● Aim
Set down the full listing exactly as given. Any pictures are to be left out.

● Collected material
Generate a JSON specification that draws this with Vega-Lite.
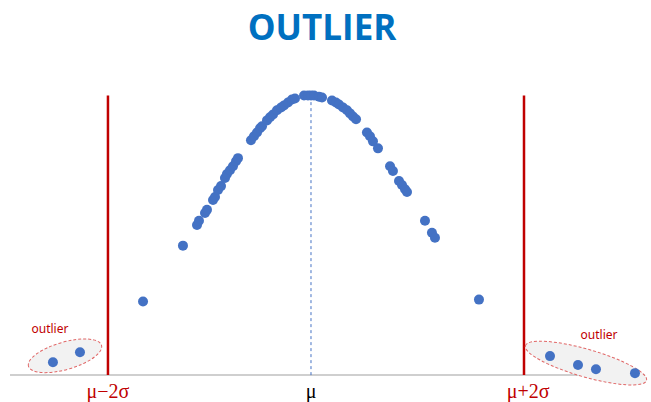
{
  "$schema": "https://vega.github.io/schema/vega-lite/v6.json",
  "width": 651,
  "height": 402,
  "autosize": {"type": "fit", "contains": "padding"},
  "padding": 0,
  "background": "white",
  "config": {"view": {"stroke": null}},
  "datasets": {
    "points": [
      {"x": -2.481, "y": 0.046}, {"x": -2.221, "y": 0.082},
      {"x": -1.615, "y": 0.263}, {"x": -1.231, "y": 0.463},
      {"x": -1.096, "y": 0.537}, {"x": -1.077, "y": 0.552},
      {"x": -1.019, "y": 0.580}, {"x": -1.000, "y": 0.591},
      {"x": -0.942, "y": 0.626}, {"x": -0.923, "y": 0.637},
      {"x": -0.894, "y": 0.662}, {"x": -0.865, "y": 0.676},
      {"x": -0.827, "y": 0.705}, {"x": -0.808, "y": 0.719},
      {"x": -0.779, "y": 0.733}, {"x": -0.750, "y": 0.747},
      {"x": -0.721, "y": 0.765}, {"x": -0.702, "y": 0.776},
      {"x": -0.577, "y": 0.840}, {"x": -0.548, "y": 0.854},
      {"x": -0.519, "y": 0.868}, {"x": -0.490, "y": 0.883},
      {"x": -0.471, "y": 0.890}, {"x": -0.423, "y": 0.911},
      {"x": -0.394, "y": 0.922}, {"x": -0.365, "y": 0.932},
      {"x": -0.327, "y": 0.947}, {"x": -0.288, "y": 0.957},
      {"x": -0.260, "y": 0.964}, {"x": -0.221, "y": 0.975},
      {"x": -0.183, "y": 0.986}, {"x": -0.154, "y": 0.989},
      {"x": -0.067, "y": 1.000}, {"x": -0.029, "y": 1.000},
      {"x": 0.000, "y": 1.000}, {"x": 0.029, "y": 1.000},
      {"x": 0.077, "y": 0.996}, {"x": 0.106, "y": 0.993},
      {"x": 0.202, "y": 0.982}, {"x": 0.240, "y": 0.975},
      {"x": 0.269, "y": 0.968}, {"x": 0.308, "y": 0.957},
      {"x": 0.346, "y": 0.947}, {"x": 0.375, "y": 0.936},
      {"x": 0.404, "y": 0.925}, {"x": 0.433, "y": 0.915},
      {"x": 0.538, "y": 0.868}, {"x": 0.567, "y": 0.854},
      {"x": 0.596, "y": 0.836}, {"x": 0.644, "y": 0.811},
      {"x": 0.760, "y": 0.747}, {"x": 0.788, "y": 0.730},
      {"x": 0.846, "y": 0.694}, {"x": 0.875, "y": 0.680},
      {"x": 0.904, "y": 0.665}, {"x": 0.923, "y": 0.655},
      {"x": 1.096, "y": 0.552}, {"x": 1.163, "y": 0.509},
      {"x": 1.192, "y": 0.491}, {"x": 1.615, "y": 0.270},
      {"x": 2.298, "y": 0.068}, {"x": 2.567, "y": 0.036},
      {"x": 2.740, "y": 0.021}, {"x": 3.115, "y": 0.007}
    ]
  },
  "encoding": {
    "x": {"field": "x", "type": "quantitative", "scale": {"domain": [-2.99, 3.269], "nice": false, "zero": false}, "axis": null},
    "y": {"field": "y", "type": "quantitative", "scale": {"domain": [-0.089, 1.3416], "nice": false, "zero": false}, "axis": null}
  },
  "layer": [
    {
      "data": {"values": [{"x": -2.894, "x2": 3.212, "y": 0}]},
      "mark": {"type": "rule", "color": "#BFBFBF", "strokeWidth": 1.5},
      "encoding": {"x2": {"field": "x2"}}
    },
    {
      "data": {"values": [{"x": -1.952, "y": 0, "y2": 1}, {"x": 2.048, "y": 0, "y2": 1}]},
      "mark": {"type": "rule", "color": "#C00000", "strokeWidth": 2.5},
      "encoding": {"y2": {"field": "y2"}}
    },
    {
      "data": {"values": [{"x": 0, "y": 0, "y2": 1}]},
      "mark": {"type": "rule", "color": "#4472C4", "strokeWidth": 1, "strokeDash": [3, 3]},
      "encoding": {"y2": {"field": "y2"}}
    },
    {
      "data": {"values": [{"x": -2.365, "y": 0.069}]},
      "mark": {"type": "point", "shape": "M -1 0 A 1 0.36 0 1 1 1 0 A 1 0.36 0 1 1 -1 0 Z", "size": 5776, "angle": -16, "filled": false, "fill": "#F2F2F2", "fillOpacity": 1, "stroke": "#E06666", "strokeWidth": 1, "strokeDash": [3, 2], "opacity": 1}
    },
    {
      "data": {"values": [{"x": 2.644, "y": 0.043}]},
      "mark": {"type": "point", "shape": "M -1 0 A 1 0.22 0 1 1 1 0 A 1 0.22 0 1 1 -1 0 Z", "size": 15876, "angle": 16, "filled": false, "fill": "#F2F2F2", "fillOpacity": 1, "stroke": "#E06666", "strokeWidth": 1, "strokeDash": [3, 2], "opacity": 1}
    },
    {
      "data": {"name": "points"},
      "mark": {"type": "circle", "size": 100, "color": "#4472C4", "opacity": 1}
    },
    {
      "data": {"values": [{"x": -2.51, "y": 0.164, "label": "outlier"}, {"x": 2.769, "y": 0.142, "label": "outlier"}]},
      "mark": {"type": "text", "font": "Noto Sans", "fontSize": 12, "color": "#C00000", "align": "center", "baseline": "middle"},
      "encoding": {"text": {"field": "label"}}
    },
    {
      "data": {"values": [{"x": -1.952, "y": -0.0587, "label": "μ−2σ"}, {"x": 2.087, "y": -0.0587, "label": "μ+2σ"}]},
      "mark": {"type": "text", "font": "Liberation Serif", "fontSize": 20, "color": "#C00000", "align": "center", "baseline": "middle"},
      "encoding": {"text": {"field": "label"}}
    },
    {
      "data": {"values": [{"x": 0, "y": -0.0587, "label": "μ"}]},
      "mark": {"type": "text", "font": "Liberation Serif", "fontSize": 20, "color": "#000000", "align": "center", "baseline": "middle"},
      "encoding": {"text": {"field": "label"}}
    },
    {
      "data": {"values": [{"x": 0.106, "y": 1.2367, "label": "OUTLIER"}]},
      "mark": {"type": "text", "font": "Open Sans", "fontWeight": "bold", "fontSize": 35, "color": "#0070C0", "align": "center", "baseline": "middle"},
      "encoding": {"text": {"field": "label"}}
    }
  ]
}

● Complete response
Generate a JSON specification that draws this with Vega-Lite.
{
  "$schema": "https://vega.github.io/schema/vega-lite/v6.json",
  "width": 651,
  "height": 402,
  "autosize": {"type": "fit", "contains": "padding"},
  "padding": 0,
  "background": "white",
  "config": {"view": {"stroke": null}},
  "datasets": {
    "points": [
      {"x": -2.481, "y": 0.046}, {"x": -2.221, "y": 0.082},
      {"x": -1.615, "y": 0.263}, {"x": -1.231, "y": 0.463},
      {"x": -1.096, "y": 0.537}, {"x": -1.077, "y": 0.552},
      {"x": -1.019, "y": 0.580}, {"x": -1.000, "y": 0.591},
      {"x": -0.942, "y": 0.626}, {"x": -0.923, "y": 0.637},
      {"x": -0.894, "y": 0.662}, {"x": -0.865, "y": 0.676},
      {"x": -0.827, "y": 0.705}, {"x": -0.808, "y": 0.719},
      {"x": -0.779, "y": 0.733}, {"x": -0.750, "y": 0.747},
      {"x": -0.721, "y": 0.765}, {"x": -0.702, "y": 0.776},
      {"x": -0.577, "y": 0.840}, {"x": -0.548, "y": 0.854},
      {"x": -0.519, "y": 0.868}, {"x": -0.490, "y": 0.883},
      {"x": -0.471, "y": 0.890}, {"x": -0.423, "y": 0.911},
      {"x": -0.394, "y": 0.922}, {"x": -0.365, "y": 0.932},
      {"x": -0.327, "y": 0.947}, {"x": -0.288, "y": 0.957},
      {"x": -0.260, "y": 0.964}, {"x": -0.221, "y": 0.975},
      {"x": -0.183, "y": 0.986}, {"x": -0.154, "y": 0.989},
      {"x": -0.067, "y": 1.000}, {"x": -0.029, "y": 1.000},
      {"x": 0.000, "y": 1.000}, {"x": 0.029, "y": 1.000},
      {"x": 0.077, "y": 0.996}, {"x": 0.106, "y": 0.993},
      {"x": 0.202, "y": 0.982}, {"x": 0.240, "y": 0.975},
      {"x": 0.269, "y": 0.968}, {"x": 0.308, "y": 0.957},
      {"x": 0.346, "y": 0.947}, {"x": 0.375, "y": 0.936},
      {"x": 0.404, "y": 0.925}, {"x": 0.433, "y": 0.915},
      {"x": 0.538, "y": 0.868}, {"x": 0.567, "y": 0.854},
      {"x": 0.596, "y": 0.836}, {"x": 0.644, "y": 0.811},
      {"x": 0.760, "y": 0.747}, {"x": 0.788, "y": 0.730},
      {"x": 0.846, "y": 0.694}, {"x": 0.875, "y": 0.680},
      {"x": 0.904, "y": 0.665}, {"x": 0.923, "y": 0.655},
      {"x": 1.096, "y": 0.552}, {"x": 1.163, "y": 0.509},
      {"x": 1.192, "y": 0.491}, {"x": 1.615, "y": 0.270},
      {"x": 2.298, "y": 0.068}, {"x": 2.567, "y": 0.036},
      {"x": 2.740, "y": 0.021}, {"x": 3.115, "y": 0.007}
    ]
  },
  "encoding": {
    "x": {"field": "x", "type": "quantitative", "scale": {"domain": [-2.99, 3.269], "nice": false, "zero": false}, "axis": null},
    "y": {"field": "y", "type": "quantitative", "scale": {"domain": [-0.089, 1.3416], "nice": false, "zero": false}, "axis": null}
  },
  "layer": [
    {
      "data": {"values": [{"x": -2.894, "x2": 3.212, "y": 0}]},
      "mark": {"type": "rule", "color": "#BFBFBF", "strokeWidth": 1.5},
      "encoding": {"x2": {"field": "x2"}}
    },
    {
      "data": {"values": [{"x": -1.952, "y": 0, "y2": 1}, {"x": 2.048, "y": 0, "y2": 1}]},
      "mark": {"type": "rule", "color": "#C00000", "strokeWidth": 2.5},
      "encoding": {"y2": {"field": "y2"}}
    },
    {
      "data": {"values": [{"x": 0, "y": 0, "y2": 1}]},
      "mark": {"type": "rule", "color": "#4472C4", "strokeWidth": 1, "strokeDash": [3, 3]},
      "encoding": {"y2": {"field": "y2"}}
    },
    {
      "data": {"values": [{"x": -2.365, "y": 0.069}]},
      "mark": {"type": "point", "shape": "M -1 0 A 1 0.36 0 1 1 1 0 A 1 0.36 0 1 1 -1 0 Z", "size": 5776, "angle": -16, "filled": false, "fill": "#F2F2F2", "fillOpacity": 1, "stroke": "#E06666", "strokeWidth": 1, "strokeDash": [3, 2], "opacity": 1}
    },
    {
      "data": {"values": [{"x": 2.644, "y": 0.043}]},
      "mark": {"type": "point", "shape": "M -1 0 A 1 0.22 0 1 1 1 0 A 1 0.22 0 1 1 -1 0 Z", "size": 15876, "angle": 16, "filled": false, "fill": "#F2F2F2", "fillOpacity": 1, "stroke": "#E06666", "strokeWidth": 1, "strokeDash": [3, 2], "opacity": 1}
    },
    {
      "data": {"name": "points"},
      "mark": {"type": "circle", "size": 100, "color": "#4472C4", "opacity": 1}
    },
    {
      "data": {"values": [{"x": -2.51, "y": 0.164, "label": "outlier"}, {"x": 2.769, "y": 0.142, "label": "outlier"}]},
      "mark": {"type": "text", "font": "Noto Sans", "fontSize": 12, "color": "#C00000", "align": "center", "baseline": "middle"},
      "encoding": {"text": {"field": "label"}}
    },
    {
      "data": {"values": [{"x": -1.952, "y": -0.0587, "label": "μ−2σ"}, {"x": 2.087, "y": -0.0587, "label": "μ+2σ"}]},
      "mark": {"type": "text", "font": "Liberation Serif", "fontSize": 20, "color": "#C00000", "align": "center", "baseline": "middle"},
      "encoding": {"text": {"field": "label"}}
    },
    {
      "data": {"values": [{"x": 0, "y": -0.0587, "label": "μ"}]},
      "mark": {"type": "text", "font": "Liberation Serif", "fontSize": 20, "color": "#000000", "align": "center", "baseline": "middle"},
      "encoding": {"text": {"field": "label"}}
    },
    {
      "data": {"values": [{"x": 0.106, "y": 1.2367, "label": "OUTLIER"}]},
      "mark": {"type": "text", "font": "Open Sans", "fontWeight": "bold", "fontSize": 35, "color": "#0070C0", "align": "center", "baseline": "middle"},
      "encoding": {"text": {"field": "label"}}
    }
  ]
}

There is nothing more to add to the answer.